When it comes to planning an estate, attorneys must keep an eye out for potential problems and issues that could come up later on down the road. For example, what if a Texas grandfather decides to leave the majority of his estate to his grandchildren. He might create several trust funds to dispense his assets out to his beneficiaries over time. However, what if another grandchild is born a couple years before the grandfather’s death, and the grandfather never had time to update his estate plan to include the new grandchild?
Let’s say that three grandchildren are set to receive half a million dollars, which will be dolled out to them in pieces, when they turn 18, 21, 25 and 30. The youngest grandchild, though — who was born after the grandfather created his estate plan — will receive nothing. A situation like this could be enough to divide a family and create disagreements between the youngest child, who may feel slighted.
Generally speaking, unless the will and trust funds do not have specific language addressing grandchildren born after the estate plan was created, the younger grandchild — and any other subsequent grandchildren — do not have a valid claim for the assets. In a situation like this, then, it may be up to the parents to step in and personally gift that grandchild a sum of money to be certain that he or she is equally treated. Alternatively, the parents may not wish to make a large issue of the problem, and manage the younger grandchild’s expectations.
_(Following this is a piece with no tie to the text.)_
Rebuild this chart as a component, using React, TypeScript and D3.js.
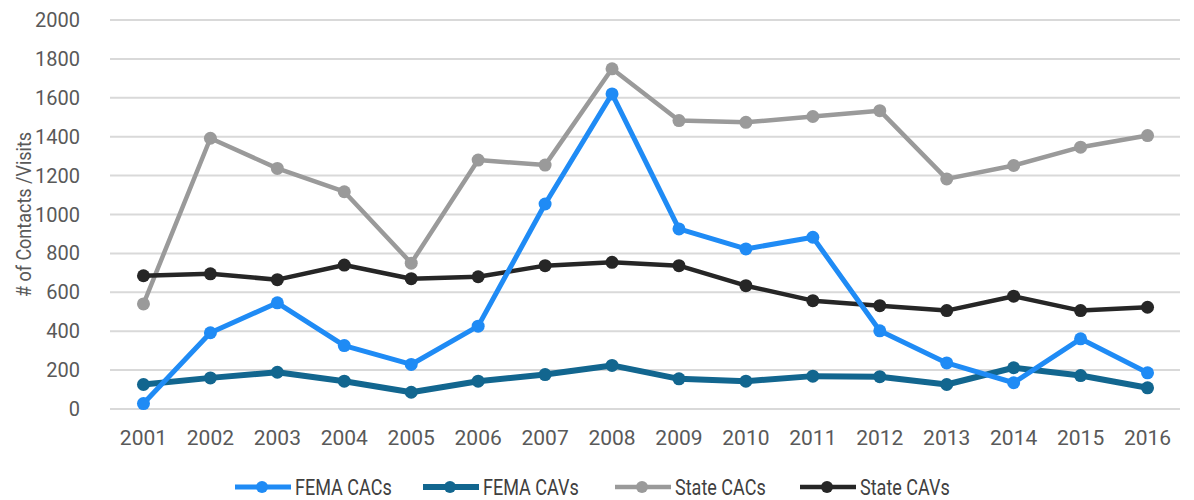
import React from "react";
import * as d3 from "d3";

const years = ["2001","2002","2003","2004","2005","2006","2007","2008","2009","2010","2011","2012","2013","2014","2015","2016"];
const yTicks = [0, 200, 400, 600, 800, 1000, 1200, 1400, 1600, 1800, 2000];

const femaCACs = [28, 392, 546, 326, 229, 426, 1054, 1620, 926, 823, 883, 402, 237, 135, 361, 186];
const femaCAVs = [126, 160, 189, 143, 86, 143, 177, 224, 155, 143, 169, 166, 126, 212, 172, 109];
const stateCACs = [540, 1392, 1237, 1117, 750, 1280, 1254, 1749, 1483, 1474, 1504, 1534, 1183, 1252, 1346, 1406];
const stateCAVs = [685, 695, 665, 740, 670, 680, 737, 754, 737, 634, 557, 531, 506, 580, 506, 523];

const seriesNames = ["FEMA CACs", "FEMA CAVs", "State CACs", "State CAVs"];
const seriesValues = [femaCACs, femaCAVs, stateCACs, stateCAVs];
const seriesColors = ["#1f8bf5", "#12668f", "#9a9a9a", "#262626"];
const seriesWidths = [5, 6, 4.5, 4.5];

const W = 1194;
const H = 500;
const plotLeft = 110;
const plotRight = 1181;
const plotTop = 20;
const plotBottom = 409;

const tickFont = "Roboto, 'Liberation Sans', sans-serif";
// condensed look for legend and axis title
const narrowScale = 0.82;

export default function App() {
  const x = d3.scalePoint<string>().domain(years).range([plotLeft, plotRight]).padding(0.5);
  const y = d3.scaleLinear().domain([0, 2000]).range([plotBottom, plotTop]);

  const line = d3
    .line<number>()
    .x((_, i) => x(years[i]) as number)
    .y((v) => y(v));

  // grey and black series behind, blue series on top
  const order = [2, 3, 1, 0];

  const legendX = [235, 423, 615, 800];

  return (
    <svg
      width={W}
      height={H}
      style={{ position: "absolute", left: 0, top: 0, background: "#fff" }}
    >
      <rect x={0} y={0} width={W} height={H} fill="#fff" />
      {yTicks.map((t) => (
        <g key={t}>
          <line x1={plotLeft} x2={plotRight - 1} y1={y(t)} y2={y(t)} stroke="#d9d9d9" strokeWidth={2} />
          <text
            x={80}
            y={y(t)}
            dy="0.35em"
            textAnchor="end"
            fontFamily={tickFont}
            fontSize={20}
            fill="#595959"
          >
            {t}
          </text>
        </g>
      ))}
      <text
        transform={`translate(24, ${(plotTop + plotBottom) / 2}) rotate(-90) scale(0.9, 1)`}
        textAnchor="middle"
        dy="0.35em"
        fontFamily={tickFont}
        fontSize={20}
        fill="#595959"
      >
        # of Contacts /Visits
      </text>
      {years.map((yr) => (
        <text
          key={yr}
          x={x(yr)}
          y={438}
          dy="0.35em"
          textAnchor="middle"
          fontFamily={tickFont}
          fontSize={21}
          fill="#595959"
        >
          {yr}
        </text>
      ))}
      {order.map((s) => (
        <g key={seriesNames[s]}>
          <path
            d={line(seriesValues[s]) || ""}
            fill="none"
            stroke={seriesColors[s]}
            strokeWidth={seriesWidths[s]}
            strokeLinejoin="round"
            strokeLinecap="round"
          />
          {seriesValues[s].map((v, i) => (
            <circle key={i} cx={x(years[i])} cy={y(v)} r={6.5} fill={seriesColors[s]} />
          ))}
        </g>
      ))}
      {seriesNames.map((name, s) => (
        <g key={name} transform={`translate(${legendX[s]}, 487)`}>
          <line x1={0} x2={56} y1={0} y2={0} stroke={seriesColors[s]} strokeWidth={seriesWidths[s]} />
          <circle cx={27} cy={0} r={6} fill={seriesColors[s]} />
          <text
            transform={`translate(60, 0) scale(${narrowScale}, 1)`}
            dy="0.35em"
            fontFamily={tickFont}
            fontSize={22}
            fill="#404040"
          >
            {name}
          </text>
        </g>
      ))}
    </svg>
  );
}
The fact of the matter is, even if a Texas grandfather makes a mistake in creating his estate plan, it will be the responsibility of his estate administrator to follow the estate plan to the letter of the law. An estate administrator cannot coerce other beneficiaries to give up the money they have been bequeathed — even if the administrator believes that the language in a will was not exactly what the will creator intended. For this reason, it is important that estate planners consider all future possibilities closely and work with an expert while devising their estate plans — to limit the chance of a mistake like this affecting the continuity of their families after they are gone.